Australia/New Zealand –
Winter 2016

What made you interested to study abroad?

I knew that I wanted to study abroad at some point in my college career because I love to travel. However, I didn’t realize that the opportunity would be during my community college years.

What did you learn from this trip?

This trip basically taught me that I can accomplish anything even if I am in [an unfamiliar place]… I learned that the world is small, and that I have a need to explore more of it.

How will studying abroad continue to impact your life (academics, career, identity) now that you are back in the U.S.?

Being abroad and being an American was different than I expected. It really changes your perspective on how people see America from the outside…. I always considered myself aware of the world around me but I really think that you can never really be aware until you go out and see it for yourself.

What advice do you have for other students who are considering studying abroad?

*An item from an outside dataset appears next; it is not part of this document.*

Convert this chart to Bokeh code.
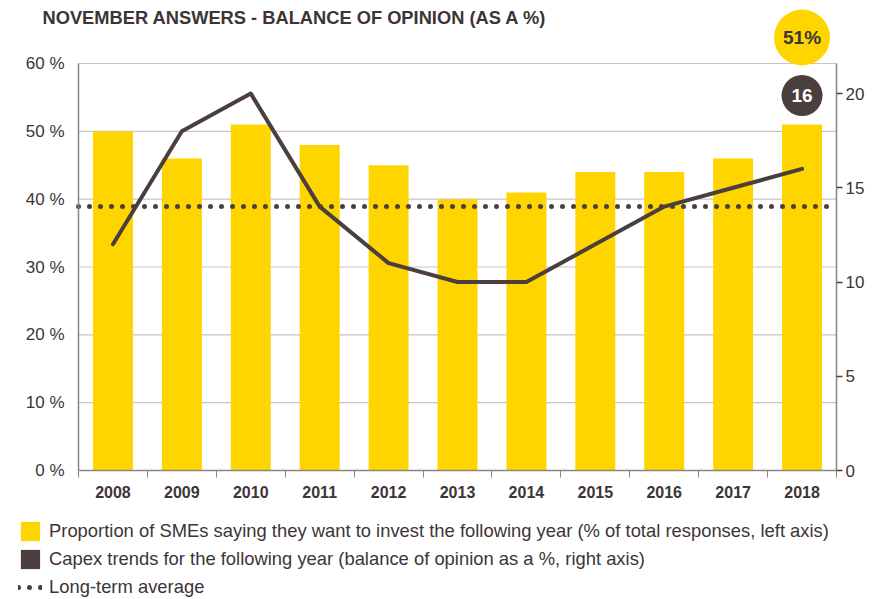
from bokeh.plotting import figure
from bokeh.models import (Range1d, LinearAxis, FixedTicker, PrintfTickFormatter,
                          Legend, LegendItem)
from bokeh.embed import file_html
from bokeh.resources import INLINE
from bokeh.core.properties import value

# ---------------- data ----------------
years = ["2008", "2009", "2010", "2011", "2012", "2013", "2014", "2015", "2016", "2017", "2018"]
invest_share = [50, 46, 51, 48, 45, 40, 41, 44, 44, 46, 51]      # left axis, %
capex_balance = [12, 18, 20, 14, 11, 10, 10, 12, 14, 15, 16]     # right axis
long_term_avg = 14                                                # right axis
left_ticks = [0, 10, 20, 30, 40, 50, 60]
right_ticks = [0, 5, 10, 15, 20]
title_text = "NOVEMBER ANSWERS - BALANCE OF OPINION (AS A %)"
legend_labels = [
    "Proportion of SMEs saying they want to invest the following year (% of total responses, left axis)",
    "Capex trends for the following year (balance of opinion as a %, right axis)",
    "Long-term average",
]

# ---------------- style / layout ----------------
YELLOW = "#FFD500"
BROWN = "#4a3f3d"
TEXT = "#3d3535"
AXIS = "#8c8383"
GRID = "#c9c3c3"
FONT = "Liberation Sans"
NAN = float("nan")

W, H = 879, 599
n = len(years)
centers = [i + 0.5 for i in range(n)]

# pixel anchors of the plotting area (frame covers the whole canvas, axes sit at fixed locations)
X0_PX, XN_PX = 78, 836      # x = 0 and x = n
Y0_PX, Y60_PX = 470, 63     # left axis 0 and 60
ux = (XN_PX - X0_PX) / n
uy = (Y0_PX - Y60_PX) / 60
ur = 18.85                  # px per unit on the right axis


def dx(px):
    return (px - X0_PX) / ux


def dy(py):
    return (Y0_PX - py) / uy


p = figure(width=W, height=H, output_backend="svg", toolbar_location=None,
           x_range=Range1d(dx(0), dx(W)), y_range=Range1d(dy(H), dy(0)),
           min_border=0)
p.outline_line_color = None
p.background_fill_color = "white"
p.border_fill_color = "white"
p.extra_y_ranges = {"right": Range1d(-(H - Y0_PX) / ur, Y0_PX / ur)}
p.grid.visible = False

# horizontal grid lines, only across the plotting area
gl = left_ticks[1:]
p.segment(x0=[0] * len(gl), x1=[n] * len(gl), y0=gl, y1=gl,
          line_color=GRID, line_width=1.2, level="underlay")

# bars
bars = p.vbar(x=centers, top=invest_share, width=0.58, fill_color=YELLOW, line_color=None)
# capex line
p.line(x=centers, y=capex_balance, y_range_name="right", line_color=BROWN,
       line_width=4, line_cap="round", line_join="round")
# long-term average (dotted)
avg = p.segment(x0=[0], x1=[n], y0=[long_term_avg], y1=[long_term_avg], y_range_name="right",
                line_color=BROWN, line_width=5, line_dash="0 11", line_cap="round")

# highlight bubbles for the latest year
last_x = centers[-1]
p.scatter(x=[last_x], y=[dy(37)], size=56, color=YELLOW, line_color=None)
p.text(x=[last_x], y=[dy(37)], text=[f"{invest_share[-1]}%"], text_align="center",
       text_baseline="middle", text_font=value(FONT), text_font_style="bold",
       text_font_size="19px", text_color=TEXT)
p.scatter(x=[last_x], y=[dy(95)], size=41, color=BROWN, line_color=None)
p.text(x=[last_x], y=[dy(95)], text=[str(capex_balance[-1])],
       text_align="center", text_baseline="middle", text_font=value(FONT),
       text_font_style="bold", text_font_size="19px", text_color="white")

# title
p.text(x=[dx(42)], y=[dy(17)], text=[title_text], text_baseline="middle",
       text_font=value(FONT), text_font_style="bold", text_font_size="18.3px",
       text_color=TEXT)

# x axis
xa = p.xaxis[0]
xa.fixed_location = 0
xa.bounds = (0, n)
xa.ticker = FixedTicker(ticks=centers, minor_ticks=list(range(n + 1)))
xa.major_label_overrides = {c: y for c, y in zip(centers, years)}
xa.major_tick_line_color = None
xa.major_tick_out = 6
xa.minor_tick_in = 0
xa.minor_tick_out = 7
xa.minor_tick_line_color = AXIS
xa.axis_line_color = AXIS
xa.axis_line_width = 1.5
xa.major_label_text_font = FONT
xa.major_label_text_font_style = "bold"
xa.major_label_text_font_size = "16px"
xa.major_label_text_color = TEXT
xa.major_label_standoff = 8

# left axis
ya = p.yaxis[0]
ya.fixed_location = 0
ya.ticker = FixedTicker(ticks=left_ticks)
ya.formatter = PrintfTickFormatter(format="%d %%")
ya.bounds = (0, 60)
ya.major_tick_out = 0
ya.major_tick_in = 0
ya.minor_tick_line_color = None
ya.axis_line_color = AXIS
ya.axis_line_width = 1.5
ya.major_label_text_font = FONT
ya.major_label_text_font_size = "17px"
ya.major_label_text_color = TEXT
ya.major_label_standoff = 14

# right axis
ra = LinearAxis(y_range_name="right", ticker=FixedTicker(ticks=right_ticks),
                bounds=(0, (Y0_PX - Y60_PX) / ur), fixed_location=n)
ra.major_tick_out = 6
ra.major_tick_in = 0
ra.major_tick_line_color = BROWN
ra.major_tick_line_width = 1.5
ra.minor_tick_line_color = None
ra.axis_line_color = AXIS
ra.axis_line_width = 1.5
ra.major_label_text_font = FONT
ra.major_label_text_font_size = "17px"
ra.major_label_text_color = TEXT
ra.major_label_standoff = 3
p.add_layout(ra, "right")

# legend: the square key for the capex series uses a key-only renderer (no drawable point)
capex_key = p.vbar(x=[NAN], top=[NAN], width=0.5, fill_color=BROWN, line_color=None)
legend = Legend(items=[LegendItem(label=legend_labels[0], renderers=[bars]),
                       LegendItem(label=legend_labels[1], renderers=[capex_key]),
                       LegendItem(label=legend_labels[2], renderers=[avg])],
                location=(18, 0), orientation="vertical",
                glyph_width=24, glyph_height=24, label_height=19, label_standoff=7,
                spacing=4, padding=0, margin=0,
                label_text_font=FONT, label_text_font_size="18.4px", label_text_color=TEXT,
                background_fill_alpha=0, border_line_alpha=0)
p.add_layout(legend)

open("out.html", "w").write(file_html(p, INLINE))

I literally don’t have any advice other than JUST DO IT. If you’re considering it but are skeptical because you think it’s expensive or it’s not the right time to go. Figure out a way to get the money to go and JUST GO. Now is the right time!! Your first two years of college are the best time because you can go for a quarter, accomplish 15 credits towards your degree … and make some of your best friends while living it up in another country!! All the experiences that you have will change your life and make you see the world like you never did before. Money spent abroad is money spent on experiences you will remember forever. I do not regret a single dollar that I spent abroad because I made memories that are worth so much more.